__RECORDED DATA__
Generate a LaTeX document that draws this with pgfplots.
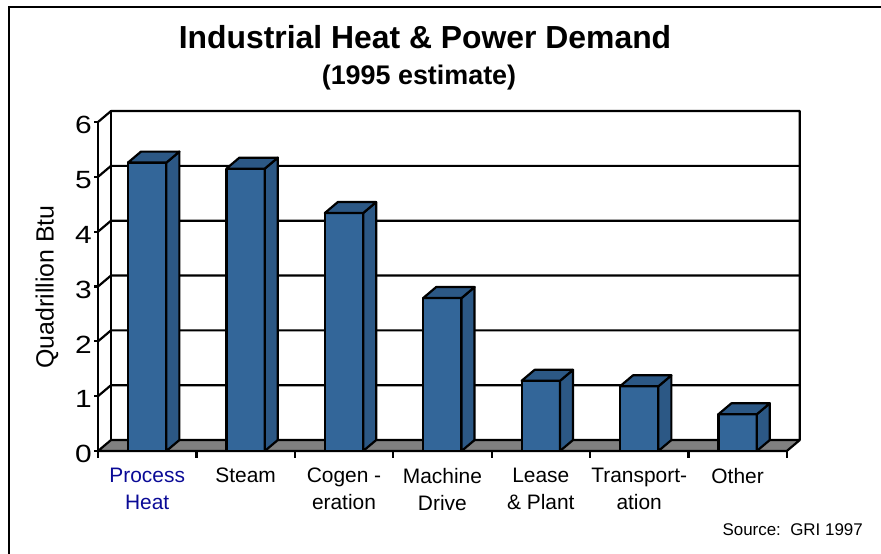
\documentclass[border=0pt]{standalone}
\usepackage{graphicx}
\usepackage{pgfplots}
\pgfplotsset{compat=1.18}
\usepackage{pgfplotstable}
\usepackage{fontspec}
\setmainfont{Liberation Sans}
\definecolor{barfront}{RGB}{51,102,153}
\definecolor{barside}{RGB}{44,88,133}
\definecolor{floorgray}{RGB}{128,128,128}
\definecolor{phblue}{RGB}{10,10,150}

\pgfplotstableread{
x y
0.5 5.26
1.5 5.15
2.5 4.34
3.5 2.79
4.5 1.28
5.5 1.18
6.5 0.67
}\demand

\tikzset{lw/.style={line width=2.2bp}, ynum/.style={anchor=east, inner sep=0pt, font=\fontsize{25}{25}\selectfont, xshift=-6bp, yshift=-3bp},
  cat/.style={anchor=north, align=center, inner sep=0pt, font=\fontsize{21}{27}\selectfont, yshift=-17bp}}

\begin{document}
\begin{tikzpicture}
\path[use as bounding box] (0bp,0bp) rectangle (881bp,554bp);
\draw[lw] (9bp,0bp) -- (9bp,547bp) -- (881bp,547bp);
\begin{axis}[
  at={(98bp,103bp)}, anchor=south west,
  x=98.4bp, y=54.83bp,
  xmin=0, xmax=7, ymin=0, ymax=6,
  clip=false,
  hide axis,
  xtick=\empty, ytick=\empty,
]
% front y axis line and ticks
\addplot[black, lw, mark=none] coordinates {(0,0) (0,6)};
\addplot[black, lw, mark=none] coordinates {(-0.04,0) (0,0)};
\addplot[black, lw, mark=none] coordinates {(-0.04,1) (0,1)};
\addplot[black, lw, mark=none] coordinates {(-0.04,2) (0,2)};
\addplot[black, lw, mark=none] coordinates {(-0.04,3) (0,3)};
\addplot[black, lw, mark=none] coordinates {(-0.04,4) (0,4)};
\addplot[black, lw, mark=none] coordinates {(-0.04,5) (0,5)};
\addplot[black, lw, mark=none] coordinates {(-0.04,6) (0,6)};
% x ticks at category boundaries
\addplot[black, lw, mark=none] coordinates {(0,0) (0,-0.13)};
\addplot[black, lw, mark=none] coordinates {(1,0) (1,-0.13)};
\addplot[black, lw, mark=none] coordinates {(2,0) (2,-0.13)};
\addplot[black, lw, mark=none] coordinates {(3,0) (3,-0.13)};
\addplot[black, lw, mark=none] coordinates {(4,0) (4,-0.13)};
\addplot[black, lw, mark=none] coordinates {(5,0) (5,-0.13)};
\addplot[black, lw, mark=none] coordinates {(6,0) (6,-0.13)};
\addplot[black, lw, mark=none] coordinates {(7,0) (7,-0.13)};
% back wall and gridlines
\addplot[black, lw, mark=none] coordinates {(0.132,0.2) (0.132,6.2)};
\addplot[black, lw, mark=none] coordinates {(0,1) (0.132,1.2) (7.132,1.2)};
\addplot[black, lw, mark=none] coordinates {(0,2) (0.132,2.2) (7.132,2.2)};
\addplot[black, lw, mark=none] coordinates {(0,3) (0.132,3.2) (7.132,3.2)};
\addplot[black, lw, mark=none] coordinates {(0,4) (0.132,4.2) (7.132,4.2)};
\addplot[black, lw, mark=none] coordinates {(0,5) (0.132,5.2) (7.132,5.2)};
\addplot[black, lw, mark=none, line join=round] coordinates {(0,6) (0.132,6.2) (7.132,6.2) (7.132,0.2)};
% floor
\addplot[fill=floorgray, draw=black, lw, mark=none, line join=round] coordinates {(0,0) (7,0) (7.132,0.2) (0.132,0.2)} -- cycle;
% bars
\pgfplotsinvokeforeach{0,...,6}{
  \pgfplotstablegetelem{#1}{x}\of\demand \let\cx\pgfplotsretval
  \pgfplotstablegetelem{#1}{y}\of\demand \let\vv\pgfplotsretval
  \pgfmathsetmacro\xl{\cx-0.195}
  \pgfmathsetmacro\xr{\cx+0.195}
  \pgfmathsetmacro\xbl{\cx-0.195+0.132}
  \pgfmathsetmacro\xbr{\cx+0.195+0.132}
  \pgfmathsetmacro\vt{\vv+0.2}
  \edef\barcmd{%
    \noexpand\addplot[fill=barfront, draw=black, lw, mark=none, line join=round] coordinates {(\xl,0) (\xr,0) (\xr,\vv) (\xl,\vv)} -- cycle;
    \noexpand\addplot[fill=barside, draw=black, lw, mark=none, line join=round] coordinates {(\xr,0) (\xbr,0.2) (\xbr,\vt) (\xr,\vv)} -- cycle;
    \noexpand\addplot[fill=barside, draw=black, lw, mark=none, line join=round] coordinates {(\xl,\vv) (\xr,\vv) (\xbr,\vt) (\xbl,\vt)} -- cycle;
  }\barcmd
}
% y tick labels
\node[ynum] at (axis cs:0,0) {\scalebox{1.2}[1]{0}};
\node[ynum] at (axis cs:0,1) {\scalebox{1.2}[1]{1}};
\node[ynum] at (axis cs:0,2) {\scalebox{1.2}[1]{2}};
\node[ynum] at (axis cs:0,3) {\scalebox{1.2}[1]{3}};
\node[ynum] at (axis cs:0,4) {\scalebox{1.2}[1]{4}};
\node[ynum] at (axis cs:0,5) {\scalebox{1.2}[1]{5}};
\node[ynum] at (axis cs:0,6) {\scalebox{1.2}[1]{6}};
% category labels
\node[cat, text=phblue] at (axis cs:0.5,0) {Process\\Heat};
\node[cat] at (axis cs:1.5,0) {Steam};
\node[cat] at (axis cs:2.5,0) {Cogen -\\eration};
\node[cat] at (axis cs:3.5,0) {Machine\\Drive};
\node[cat] at (axis cs:4.5,0) {Lease\\\& Plant};
\node[cat] at (axis cs:5.5,0) {Transport-\\ation};
\node[cat] at (axis cs:6.5,0) {Other};
\end{axis}
\node[rotate=90, font=\fontsize{25}{25}\selectfont, inner sep=0pt] at (47bp,267bp) {Quadrillion Btu};
\node[anchor=base, font=\bfseries\fontsize{32}{32}\selectfont, inner sep=0pt] at (425bp,505bp) {Industrial Heat \& Power Demand};
\node[anchor=base, font=\bfseries\fontsize{27}{27}\selectfont, inner sep=0pt] at (419bp,469bp) {(1995 estimate)};
\node[anchor=base east, font=\fontsize{17}{17}\selectfont, inner sep=0pt] at (863bp,19bp) {Source:\ \ GRI 1997};
\end{tikzpicture}
\end{document}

__WHAT NEEDS TO BE DONE__
Give an exact copy of the material, leaving out every picture.

__ANSWER__
Generate a LaTeX document that draws this with pgfplots.
\documentclass[border=0pt]{standalone}
\usepackage{graphicx}
\usepackage{pgfplots}
\pgfplotsset{compat=1.18}
\usepackage{pgfplotstable}
\usepackage{fontspec}
\setmainfont{Liberation Sans}
\definecolor{barfront}{RGB}{51,102,153}
\definecolor{barside}{RGB}{44,88,133}
\definecolor{floorgray}{RGB}{128,128,128}
\definecolor{phblue}{RGB}{10,10,150}

\pgfplotstableread{
x y
0.5 5.26
1.5 5.15
2.5 4.34
3.5 2.79
4.5 1.28
5.5 1.18
6.5 0.67
}\demand

\tikzset{lw/.style={line width=2.2bp}, ynum/.style={anchor=east, inner sep=0pt, font=\fontsize{25}{25}\selectfont, xshift=-6bp, yshift=-3bp},
  cat/.style={anchor=north, align=center, inner sep=0pt, font=\fontsize{21}{27}\selectfont, yshift=-17bp}}

\begin{document}
\begin{tikzpicture}
\path[use as bounding box] (0bp,0bp) rectangle (881bp,554bp);
\draw[lw] (9bp,0bp) -- (9bp,547bp) -- (881bp,547bp);
\begin{axis}[
  at={(98bp,103bp)}, anchor=south west,
  x=98.4bp, y=54.83bp,
  xmin=0, xmax=7, ymin=0, ymax=6,
  clip=false,
  hide axis,
  xtick=\empty, ytick=\empty,
]
% front y axis line and ticks
\addplot[black, lw, mark=none] coordinates {(0,0) (0,6)};
\addplot[black, lw, mark=none] coordinates {(-0.04,0) (0,0)};
\addplot[black, lw, mark=none] coordinates {(-0.04,1) (0,1)};
\addplot[black, lw, mark=none] coordinates {(-0.04,2) (0,2)};
\addplot[black, lw, mark=none] coordinates {(-0.04,3) (0,3)};
\addplot[black, lw, mark=none] coordinates {(-0.04,4) (0,4)};
\addplot[black, lw, mark=none] coordinates {(-0.04,5) (0,5)};
\addplot[black, lw, mark=none] coordinates {(-0.04,6) (0,6)};
% x ticks at category boundaries
\addplot[black, lw, mark=none] coordinates {(0,0) (0,-0.13)};
\addplot[black, lw, mark=none] coordinates {(1,0) (1,-0.13)};
\addplot[black, lw, mark=none] coordinates {(2,0) (2,-0.13)};
\addplot[black, lw, mark=none] coordinates {(3,0) (3,-0.13)};
\addplot[black, lw, mark=none] coordinates {(4,0) (4,-0.13)};
\addplot[black, lw, mark=none] coordinates {(5,0) (5,-0.13)};
\addplot[black, lw, mark=none] coordinates {(6,0) (6,-0.13)};
\addplot[black, lw, mark=none] coordinates {(7,0) (7,-0.13)};
% back wall and gridlines
\addplot[black, lw, mark=none] coordinates {(0.132,0.2) (0.132,6.2)};
\addplot[black, lw, mark=none] coordinates {(0,1) (0.132,1.2) (7.132,1.2)};
\addplot[black, lw, mark=none] coordinates {(0,2) (0.132,2.2) (7.132,2.2)};
\addplot[black, lw, mark=none] coordinates {(0,3) (0.132,3.2) (7.132,3.2)};
\addplot[black, lw, mark=none] coordinates {(0,4) (0.132,4.2) (7.132,4.2)};
\addplot[black, lw, mark=none] coordinates {(0,5) (0.132,5.2) (7.132,5.2)};
\addplot[black, lw, mark=none, line join=round] coordinates {(0,6) (0.132,6.2) (7.132,6.2) (7.132,0.2)};
% floor
\addplot[fill=floorgray, draw=black, lw, mark=none, line join=round] coordinates {(0,0) (7,0) (7.132,0.2) (0.132,0.2)} -- cycle;
% bars
\pgfplotsinvokeforeach{0,...,6}{
  \pgfplotstablegetelem{#1}{x}\of\demand \let\cx\pgfplotsretval
  \pgfplotstablegetelem{#1}{y}\of\demand \let\vv\pgfplotsretval
  \pgfmathsetmacro\xl{\cx-0.195}
  \pgfmathsetmacro\xr{\cx+0.195}
  \pgfmathsetmacro\xbl{\cx-0.195+0.132}
  \pgfmathsetmacro\xbr{\cx+0.195+0.132}
  \pgfmathsetmacro\vt{\vv+0.2}
  \edef\barcmd{%
    \noexpand\addplot[fill=barfront, draw=black, lw, mark=none, line join=round] coordinates {(\xl,0) (\xr,0) (\xr,\vv) (\xl,\vv)} -- cycle;
    \noexpand\addplot[fill=barside, draw=black, lw, mark=none, line join=round] coordinates {(\xr,0) (\xbr,0.2) (\xbr,\vt) (\xr,\vv)} -- cycle;
    \noexpand\addplot[fill=barside, draw=black, lw, mark=none, line join=round] coordinates {(\xl,\vv) (\xr,\vv) (\xbr,\vt) (\xbl,\vt)} -- cycle;
  }\barcmd
}
% y tick labels
\node[ynum] at (axis cs:0,0) {\scalebox{1.2}[1]{0}};
\node[ynum] at (axis cs:0,1) {\scalebox{1.2}[1]{1}};
\node[ynum] at (axis cs:0,2) {\scalebox{1.2}[1]{2}};
\node[ynum] at (axis cs:0,3) {\scalebox{1.2}[1]{3}};
\node[ynum] at (axis cs:0,4) {\scalebox{1.2}[1]{4}};
\node[ynum] at (axis cs:0,5) {\scalebox{1.2}[1]{5}};
\node[ynum] at (axis cs:0,6) {\scalebox{1.2}[1]{6}};
% category labels
\node[cat, text=phblue] at (axis cs:0.5,0) {Process\\Heat};
\node[cat] at (axis cs:1.5,0) {Steam};
\node[cat] at (axis cs:2.5,0) {Cogen -\\eration};
\node[cat] at (axis cs:3.5,0) {Machine\\Drive};
\node[cat] at (axis cs:4.5,0) {Lease\\\& Plant};
\node[cat] at (axis cs:5.5,0) {Transport-\\ation};
\node[cat] at (axis cs:6.5,0) {Other};
\end{axis}
\node[rotate=90, font=\fontsize{25}{25}\selectfont, inner sep=0pt] at (47bp,267bp) {Quadrillion Btu};
\node[anchor=base, font=\bfseries\fontsize{32}{32}\selectfont, inner sep=0pt] at (425bp,505bp) {Industrial Heat \& Power Demand};
\node[anchor=base, font=\bfseries\fontsize{27}{27}\selectfont, inner sep=0pt] at (419bp,469bp) {(1995 estimate)};
\node[anchor=base east, font=\fontsize{17}{17}\selectfont, inner sep=0pt] at (863bp,19bp) {Source:\ \ GRI 1997};
\end{tikzpicture}
\end{document}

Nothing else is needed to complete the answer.